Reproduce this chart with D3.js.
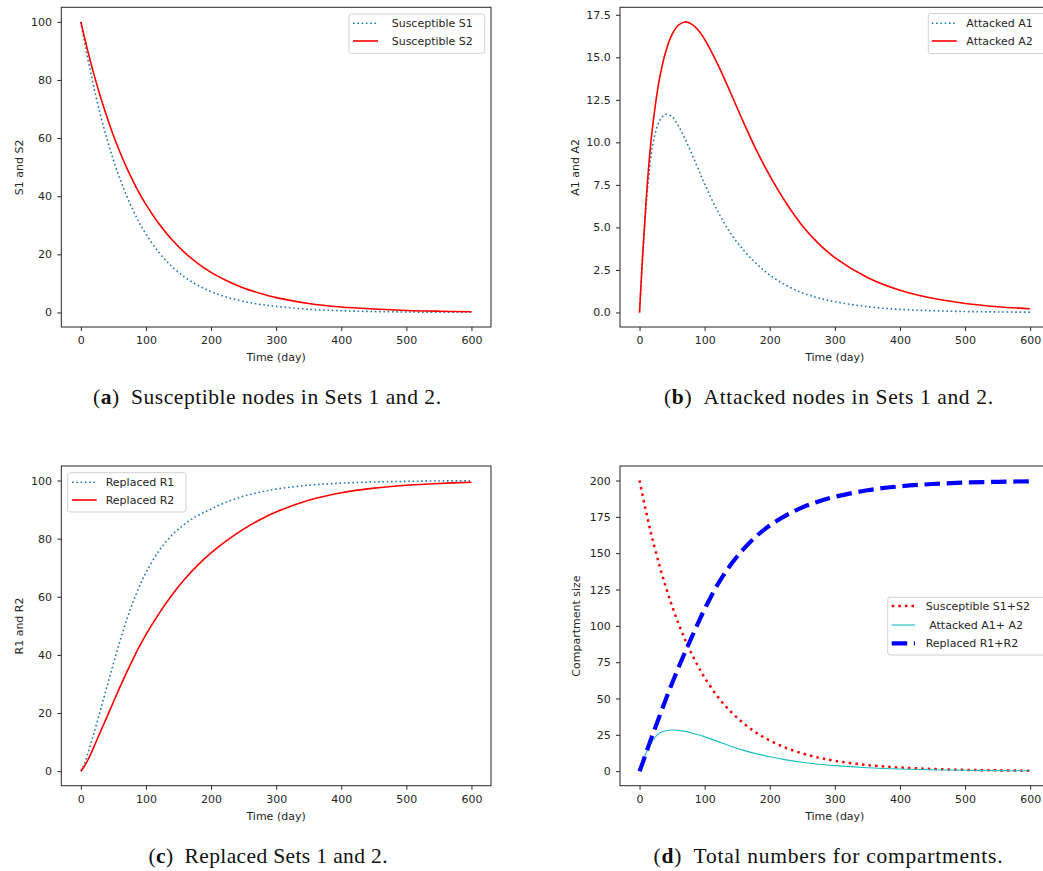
<!DOCTYPE html>
<html>
<head>
<meta charset="utf-8">
<script src="https://cdn.jsdelivr.net/npm/d3@7"></script>
<style>
  html, body { margin: 0; padding: 0; background: #fff; }
  svg { display: block; }
  .tick text { font-family: "DejaVu Sans", sans-serif; font-size: 11px; fill: #262626; }
  .tick line { stroke: #262626; }
</style>
</head>
<body>
<svg id="fig" width="1043" height="871"></svg>
<script>
// Sample times (days)
const days = [0,5,10,15,20,30,40,50,60,70,80,90,100,120,140,160,180,200,225,250,275,300,350,400,450,500,550,600];

// (a) susceptible nodes
const susceptibleS1 = [100,93.8,88,82.6,77.5,68,59.8,52.5,46,40.3,35.3,30.8,27,20.6,15.8,12.1,9.3,7.2,5.2,3.8,2.8,2.1,1.1,0.6,0.32,0.17,0.09,0.05];
const susceptibleS2 = [100,95.2,90.6,86.2,82,74.3,67.3,60.9,55.2,50,45.3,41,37.2,30.5,25,20.5,16.8,13.8,10.8,8.4,6.6,5.1,3.1,1.9,1.2,0.7,0.43,0.26];

// (b) attacked nodes
const attackedA1 = [0,3.4,6.2,8.3,9.8,11.2,11.65,11.5,10.95,10.2,9.35,8.45,7.55,5.95,4.65,3.65,2.85,2.2,1.6,1.15,0.85,0.63,0.34,0.18,0.1,0.055,0.03,0.016];
const attackedA2 = [0,3.5,6.5,9,10.9,13.6,15.3,16.35,16.9,17.08,16.95,16.6,16.05,14.6,12.9,11.15,9.5,8.05,6.45,5.1,4.05,3.22,2.05,1.3,0.83,0.53,0.34,0.22];

// (c) replaced nodes
const replacedR1 = [0,2.3,5.6,9.2,13,20.9,29,37,44.7,51.8,58.1,63.6,68.3,75.8,81.2,85.1,88,90.2,92.7,94.6,96,97.05,98.4,99.1,99.5,99.72,99.85,99.92];
const replacedR2 = [0,1.5,3.5,5.8,8.3,13.5,18.6,23.8,28.9,33.8,38.5,42.9,47,54.2,60.6,66.2,71,75.1,79.5,83.3,86.5,89.2,93.2,95.8,97.4,98.4,99,99.4];

// (d) compartment totals
const totalS = [200,189,178.6,168.8,159.5,142.5,127.3,113.6,101.4,90.5,80.8,72.1,64.4,51.3,41,32.8,26.3,21.1,16,12.2,9.3,7.1,4.2,2.5,1.5,0.9,0.55,0.32];
const totalA = [0,6.8,12.5,17.2,21,26,27.8,28.3,28.1,27.4,26.3,25,23.6,20.5,17.2,14.3,11.9,9.9,7.8,6.1,4.8,3.8,2.4,1.5,0.95,0.6,0.38,0.24];
const totalR = [0,6,12.5,18.8,25,37,49,60.5,71.5,82,92,102,111.5,128.5,142,153,162,169,176,181.5,185.6,188.8,193.3,196,197.6,198.6,199.1,199.5];

// Axis ticks
const timeTicks = [0,100,200,300,400,500,600];
const ticksHundred = [0,20,40,60,80,100];
const ticksAttacked = [0,2.5,5,7.5,10,12.5,15,17.5];
const ticksTotal = [0,25,50,75,100,125,150,175,200];

const svg = d3.select("#fig");

function panel(cfg) {
  const x = d3.scaleLinear().domain([-30, 630]).range([cfg.left, cfg.left + 429.7]);
  const y = d3.scaleLinear().domain(cfg.yDomain).range([cfg.top + 319.7, cfg.top]);
  const g = svg.append("g");

  // curves
  const line = vals => d3.line()
      .x((d, i) => x(days[i]))
      .y(d => y(d))
      .curve(d3.curveCatmullRom.alpha(0.5))(vals);
  cfg.series.forEach(s => {
    g.append("path")
      .attr("d", line(s.values))
      .attr("fill", "none")
      .attr("stroke", s.color)
      .attr("stroke-width", s.width)
      .attr("stroke-dasharray", s.dash || null);
  });

  // axes frame
  g.append("rect")
    .attr("x", cfg.left).attr("y", cfg.top)
    .attr("width", 429.7).attr("height", 319.7)
    .attr("fill", "none").attr("stroke", "#262626").attr("stroke-width", 1);

  // tick marks and labels
  g.append("g")
    .attr("transform", `translate(0,${cfg.top + 319.7})`)
    .call(d3.axisBottom(x).tickValues(timeTicks).tickSize(4).tickPadding(5.5).tickFormat(d3.format("d")))
    .call(a => a.select(".domain").remove());
  g.append("g")
    .attr("transform", `translate(${cfg.left},0)`)
    .call(d3.axisLeft(y).tickValues(cfg.yTicks).tickSize(4).tickPadding(5.3).tickFormat(cfg.yFormat))
    .call(a => a.select(".domain").remove());

  // axis titles
  g.append("text")
    .attr("x", cfg.left + 214.8).attr("y", cfg.top + 354)
    .attr("text-anchor", "middle")
    .style("font-family", "DejaVu Sans, sans-serif").style("font-size", "11px").style("fill", "#262626")
    .text("Time (day)");
  g.append("text")
    .attr("transform", `translate(${cfg.ylabelX},${cfg.top + 160}) rotate(-90)`)
    .attr("text-anchor", "middle")
    .style("font-family", "DejaVu Sans, sans-serif").style("font-size", "11px").style("fill", "#262626")
    .text(cfg.ylabel);

  // legend
  const L = cfg.legend;
  const lg = g.append("g").attr("transform", `translate(${L.x},${L.y})`);
  lg.append("rect")
    .attr("width", L.w).attr("height", L.h).attr("rx", 2.5)
    .attr("fill", "#fff").attr("fill-opacity", 0.8)
    .attr("stroke", "#cccccc").attr("stroke-width", 0.9);
  cfg.series.forEach((s, i) => {
    const ry = L.rows[i];
    lg.append("line")
      .attr("x1", L.h0).attr("x2", L.h1).attr("y1", ry).attr("y2", ry)
      .attr("stroke", s.color).attr("stroke-width", s.width)
      .attr("stroke-dasharray", s.dash || null);
    lg.append("text")
      .attr("x", L.tx).attr("y", ry).attr("dy", "0.36em")
      .style("font-family", "DejaVu Sans, sans-serif").style("font-size", "11px").style("fill", "#262626")
      .style("white-space", "pre")
      .text(s.label);
  });

  // caption under the panel
  const cap = svg.append("text")
    .attr("x", cfg.capX).attr("y", cfg.capY)
    .attr("text-anchor", "middle")
    .attr("textLength", cfg.capWidth).attr("lengthAdjust", "spacing")
    .style("font-family", "Liberation Serif, serif").style("font-size", "21.5px").style("fill", "#111");
  cap.append("tspan").text("(");
  cap.append("tspan").style("font-weight", "bold").text(cfg.capLetter);
  cap.append("tspan").text(")\u2002" + cfg.capText);
}

const blueDot = "#1f77b4";
const fmtInt = d3.format("d");
const fmtOne = d3.format(".1f");

panel({
  left: 61.3, top: 7.3, yDomain: [-5, 105], yTicks: ticksHundred, yFormat: fmtInt,
  ylabel: "S1 and S2", ylabelX: 23,
  series: [
    { values: susceptibleS1, label: "Susceptible S1", color: blueDot, width: 1.6, dash: "1.6,2.7" },
    { values: susceptibleS2, label: "Susceptible S2", color: "#ff0000", width: 1.6 }
  ],
  legend: { x: 349, y: 14, w: 135.7, h: 39.3, rows: [9.3, 27], h0: 4, h1: 29, tx: 42.7 },
  capX: 267, capY: 404, capWidth: 348, capLetter: "a", capText: "Susceptible nodes in Sets 1 and 2."
});

panel({
  left: 620, top: 7.3, yDomain: [-0.855, 17.94], yTicks: ticksAttacked, yFormat: fmtOne,
  ylabel: "A1 and A2", ylabelX: 579,
  series: [
    { values: attackedA1, label: "Attacked A1", color: blueDot, width: 1.6, dash: "1.6,2.7" },
    { values: attackedA2, label: "Attacked A2", color: "#ff0000", width: 1.6 }
  ],
  legend: { x: 928.3, y: 13.5, w: 118, h: 40, rows: [9.8, 27.5], h0: 3.5, h1: 28.5, tx: 38 },
  capX: 828.5, capY: 404, capWidth: 329, capLetter: "b", capText: "Attacked nodes in Sets 1 and 2."
});

panel({
  left: 61.3, top: 466, yDomain: [-5, 105], yTicks: ticksHundred, yFormat: fmtInt,
  ylabel: "R1 and R2", ylabelX: 23,
  series: [
    { values: replacedR1, label: "Replaced R1", color: blueDot, width: 1.6, dash: "1.6,2.7" },
    { values: replacedR2, label: "Replaced R2", color: "#ff0000", width: 1.6 }
  ],
  legend: { x: 67.7, y: 472.7, w: 118.3, h: 39.3, rows: [9.6, 27.3], h0: 4.3, h1: 29, tx: 38 },
  capX: 268, capY: 863, capWidth: 239, capLetter: "c", capText: "Replaced Sets 1 and 2."
});

panel({
  left: 620, top: 466, yDomain: [-10, 210], yTicks: ticksTotal, yFormat: fmtInt,
  ylabel: "Compartment size", ylabelX: 580,
  series: [
    { values: totalS, label: "Susceptible S1+S2", color: "#ff0000", width: 2.5, dash: "2.5,4.1" },
    { values: totalA, label: " Attacked A1+ A2", color: "#17bfbf", width: 1.1 },
    { values: totalR, label: "Replaced R1+R2", color: "#0000ff", width: 4.2, dash: "15.5,6.7" }
  ],
  legend: { x: 887.7, y: 597.3, w: 160, h: 57.7, rows: [8.7, 27.7, 46], h0: 4, h1: 27.3, tx: 38 },
  capX: 828, capY: 863, capWidth: 349, capLetter: "d", capText: "Total numbers for compartments."
});
</script>
</body>
</html>
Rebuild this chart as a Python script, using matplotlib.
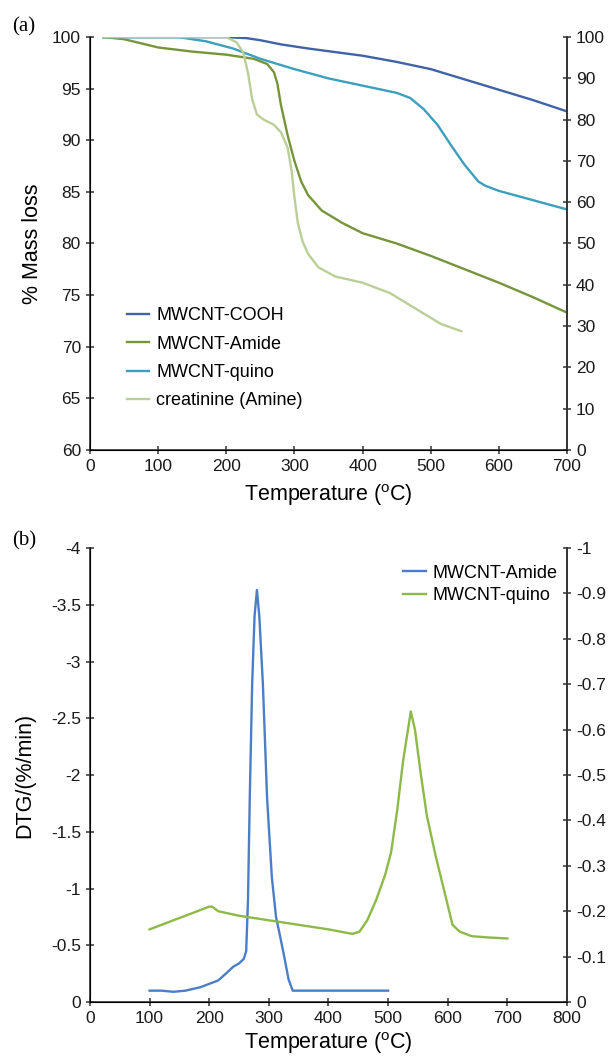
::::::
### YOUR GOAL
Pick out the lines containing the string "chart".

### THE COMPLETED TASK
Reproduce this chart with D3.js.
Rebuild this chart as a Python script, using matplotlib.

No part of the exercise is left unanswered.